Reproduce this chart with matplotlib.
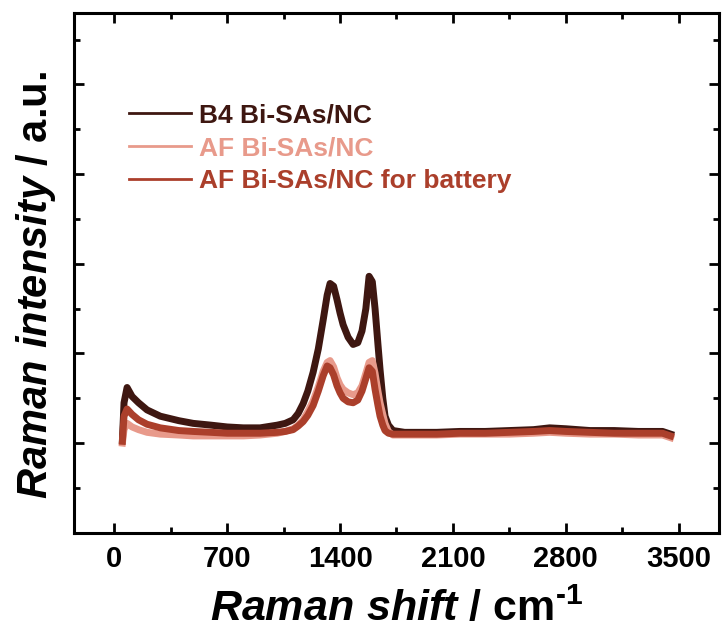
import numpy as np
import matplotlib
matplotlib.use("Agg")
import matplotlib.pyplot as plt
from matplotlib.ticker import MultipleLocator

# 字体设置：Arial 风格加粗
plt.rcParams['font.family'] = ['Liberation Sans', 'DejaVu Sans']
plt.rcParams['font.weight'] = 'bold'
plt.rcParams['mathtext.fontset'] = 'custom'
plt.rcParams['mathtext.rm'] = 'Liberation Sans:bold'
plt.rcParams['mathtext.bf'] = 'Liberation Sans:bold'
plt.rcParams['mathtext.it'] = 'Liberation Sans:bold:italic'
plt.rcParams['mathtext.bfit'] = 'Liberation Sans:bold:italic'

# --- 数据 ---
shift = [50, 60, 79, 110, 150, 203, 285, 400, 489, 600, 700, 800, 904, 1010, 1060,
         1109, 1140, 1171, 1200, 1233, 1265, 1295, 1320, 1338, 1360, 1381, 1400, 1419,
         1450, 1481, 1510, 1536, 1560, 1580, 1600, 1617, 1635, 1648, 1665, 1679, 1700,
         1728, 1800, 1900, 2000, 2143, 2300, 2450, 2600, 2700, 2800, 2950, 3100, 3250,
         3400, 3450]

b4 = [0.03, 0.45, 0.62, 0.52, 0.45, 0.37, 0.30, 0.25, 0.22, 0.20, 0.18, 0.17, 0.17, 0.20, 0.22,
      0.26, 0.33, 0.44, 0.58, 0.79, 1.05, 1.37, 1.65, 1.78, 1.75, 1.60, 1.45, 1.32,
      1.18, 1.10, 1.12, 1.25, 1.50, 1.86, 1.80, 1.50, 1.10, 0.82, 0.50, 0.30, 0.20,
      0.14, 0.12, 0.12, 0.12, 0.13, 0.13, 0.14, 0.15, 0.17, 0.16, 0.14, 0.14, 0.13,
      0.13, 0.10]

af = [0.00, 0.15, 0.22, 0.18, 0.15, 0.12, 0.10, 0.09, 0.08, 0.08, 0.08, 0.08, 0.09, 0.11, 0.13,
      0.16, 0.20, 0.26, 0.35, 0.47, 0.63, 0.80, 0.90, 0.92, 0.85, 0.73, 0.65, 0.60,
      0.56, 0.54, 0.56, 0.64, 0.78, 0.90, 0.92, 0.78, 0.58, 0.45, 0.32, 0.22, 0.13,
      0.09, 0.09, 0.09, 0.09, 0.10, 0.10, 0.10, 0.11, 0.12, 0.11, 0.10, 0.10, 0.09,
      0.09, 0.06]

battery = [0.02, 0.30, 0.38, 0.32, 0.26, 0.21, 0.17, 0.14, 0.13, 0.12, 0.11, 0.11, 0.11, 0.12, 0.13,
           0.15, 0.19, 0.24, 0.31, 0.42, 0.58, 0.75, 0.86, 0.84, 0.76, 0.64, 0.56, 0.50,
           0.46, 0.45, 0.48, 0.58, 0.72, 0.84, 0.80, 0.60, 0.42, 0.30, 0.20, 0.14, 0.11,
           0.10, 0.10, 0.10, 0.10, 0.11, 0.11, 0.12, 0.13, 0.14, 0.13, 0.12, 0.11, 0.11,
           0.11, 0.08]

labels = ["B4 Bi-SAs/NC", "AF Bi-SAs/NC", "AF Bi-SAs/NC for battery"]
colors = ["#3e1711", "#e89a8b", "#ab3f2b"]

# --- 绘图 ---
fig = plt.figure(figsize=(7.23, 6.32), dpi=100)
ax = fig.add_axes([0.1024, 0.157, 0.892, 0.823])

for ys, lab, c in zip([b4, af, battery], labels, colors):
    ax.plot(shift, ys, color=c, lw=5, label=lab, solid_joinstyle='round')

ax.set_xlim(-250, 3750)
ax.set_ylim(-1, 4.8)
ax.xaxis.set_major_locator(MultipleLocator(700))
ax.xaxis.set_minor_locator(MultipleLocator(350))
ax.yaxis.set_major_locator(MultipleLocator(1))
ax.yaxis.set_minor_locator(MultipleLocator(0.5))
ax.set_yticklabels([])

ax.tick_params(which='both', direction='in', top=True, right=True, width=2)
ax.tick_params(which='major', length=7.5, pad=9, labelsize=21)
ax.tick_params(which='minor', length=4)
for sp in ax.spines.values():
    sp.set_linewidth(2.2)

ax.set_xlabel("$\\mathbfit{Raman\\ shift}$ / cm$^{\u2010\\mathregular{1}}$",
              fontsize=31, fontweight='bold', labelpad=11)
ax.set_ylabel(r"$\mathbfit{Raman\ intensity}$ / a.u.", fontsize=30, fontweight='bold')
ax.yaxis.set_label_coords(-0.025, 0.476)

leg = ax.legend(loc='upper left', bbox_to_anchor=(0.085, 0.826), frameon=False,
                prop={'size': 19, 'weight': 'bold'}, handlelength=2.35,
                handletextpad=0.3, labelspacing=0.345, borderpad=0, borderaxespad=0,
                labelcolor='linecolor')
for h in leg.get_lines():
    h.set_linewidth(2)

fig.savefig("out.png", dpi=100)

- Instruction:
Without the pictures, retype the whole of the material above exactly.

- In response:
Reproduce this chart with matplotlib.
import numpy as np
import matplotlib
matplotlib.use("Agg")
import matplotlib.pyplot as plt
from matplotlib.ticker import MultipleLocator

# 字体设置：Arial 风格加粗
plt.rcParams['font.family'] = ['Liberation Sans', 'DejaVu Sans']
plt.rcParams['font.weight'] = 'bold'
plt.rcParams['mathtext.fontset'] = 'custom'
plt.rcParams['mathtext.rm'] = 'Liberation Sans:bold'
plt.rcParams['mathtext.bf'] = 'Liberation Sans:bold'
plt.rcParams['mathtext.it'] = 'Liberation Sans:bold:italic'
plt.rcParams['mathtext.bfit'] = 'Liberation Sans:bold:italic'

# --- 数据 ---
shift = [50, 60, 79, 110, 150, 203, 285, 400, 489, 600, 700, 800, 904, 1010, 1060,
         1109, 1140, 1171, 1200, 1233, 1265, 1295, 1320, 1338, 1360, 1381, 1400, 1419,
         1450, 1481, 1510, 1536, 1560, 1580, 1600, 1617, 1635, 1648, 1665, 1679, 1700,
         1728, 1800, 1900, 2000, 2143, 2300, 2450, 2600, 2700, 2800, 2950, 3100, 3250,
         3400, 3450]

b4 = [0.03, 0.45, 0.62, 0.52, 0.45, 0.37, 0.30, 0.25, 0.22, 0.20, 0.18, 0.17, 0.17, 0.20, 0.22,
      0.26, 0.33, 0.44, 0.58, 0.79, 1.05, 1.37, 1.65, 1.78, 1.75, 1.60, 1.45, 1.32,
      1.18, 1.10, 1.12, 1.25, 1.50, 1.86, 1.80, 1.50, 1.10, 0.82, 0.50, 0.30, 0.20,
      0.14, 0.12, 0.12, 0.12, 0.13, 0.13, 0.14, 0.15, 0.17, 0.16, 0.14, 0.14, 0.13,
      0.13, 0.10]

af = [0.00, 0.15, 0.22, 0.18, 0.15, 0.12, 0.10, 0.09, 0.08, 0.08, 0.08, 0.08, 0.09, 0.11, 0.13,
      0.16, 0.20, 0.26, 0.35, 0.47, 0.63, 0.80, 0.90, 0.92, 0.85, 0.73, 0.65, 0.60,
      0.56, 0.54, 0.56, 0.64, 0.78, 0.90, 0.92, 0.78, 0.58, 0.45, 0.32, 0.22, 0.13,
      0.09, 0.09, 0.09, 0.09, 0.10, 0.10, 0.10, 0.11, 0.12, 0.11, 0.10, 0.10, 0.09,
      0.09, 0.06]

battery = [0.02, 0.30, 0.38, 0.32, 0.26, 0.21, 0.17, 0.14, 0.13, 0.12, 0.11, 0.11, 0.11, 0.12, 0.13,
           0.15, 0.19, 0.24, 0.31, 0.42, 0.58, 0.75, 0.86, 0.84, 0.76, 0.64, 0.56, 0.50,
           0.46, 0.45, 0.48, 0.58, 0.72, 0.84, 0.80, 0.60, 0.42, 0.30, 0.20, 0.14, 0.11,
           0.10, 0.10, 0.10, 0.10, 0.11, 0.11, 0.12, 0.13, 0.14, 0.13, 0.12, 0.11, 0.11,
           0.11, 0.08]

labels = ["B4 Bi-SAs/NC", "AF Bi-SAs/NC", "AF Bi-SAs/NC for battery"]
colors = ["#3e1711", "#e89a8b", "#ab3f2b"]

# --- 绘图 ---
fig = plt.figure(figsize=(7.23, 6.32), dpi=100)
ax = fig.add_axes([0.1024, 0.157, 0.892, 0.823])

for ys, lab, c in zip([b4, af, battery], labels, colors):
    ax.plot(shift, ys, color=c, lw=5, label=lab, solid_joinstyle='round')

ax.set_xlim(-250, 3750)
ax.set_ylim(-1, 4.8)
ax.xaxis.set_major_locator(MultipleLocator(700))
ax.xaxis.set_minor_locator(MultipleLocator(350))
ax.yaxis.set_major_locator(MultipleLocator(1))
ax.yaxis.set_minor_locator(MultipleLocator(0.5))
ax.set_yticklabels([])

ax.tick_params(which='both', direction='in', top=True, right=True, width=2)
ax.tick_params(which='major', length=7.5, pad=9, labelsize=21)
ax.tick_params(which='minor', length=4)
for sp in ax.spines.values():
    sp.set_linewidth(2.2)

ax.set_xlabel("$\\mathbfit{Raman\\ shift}$ / cm$^{\u2010\\mathregular{1}}$",
              fontsize=31, fontweight='bold', labelpad=11)
ax.set_ylabel(r"$\mathbfit{Raman\ intensity}$ / a.u.", fontsize=30, fontweight='bold')
ax.yaxis.set_label_coords(-0.025, 0.476)

leg = ax.legend(loc='upper left', bbox_to_anchor=(0.085, 0.826), frameon=False,
                prop={'size': 19, 'weight': 'bold'}, handlelength=2.35,
                handletextpad=0.3, labelspacing=0.345, borderpad=0, borderaxespad=0,
                labelcolor='linecolor')
for h in leg.get_lines():
    h.set_linewidth(2)

fig.savefig("out.png", dpi=100)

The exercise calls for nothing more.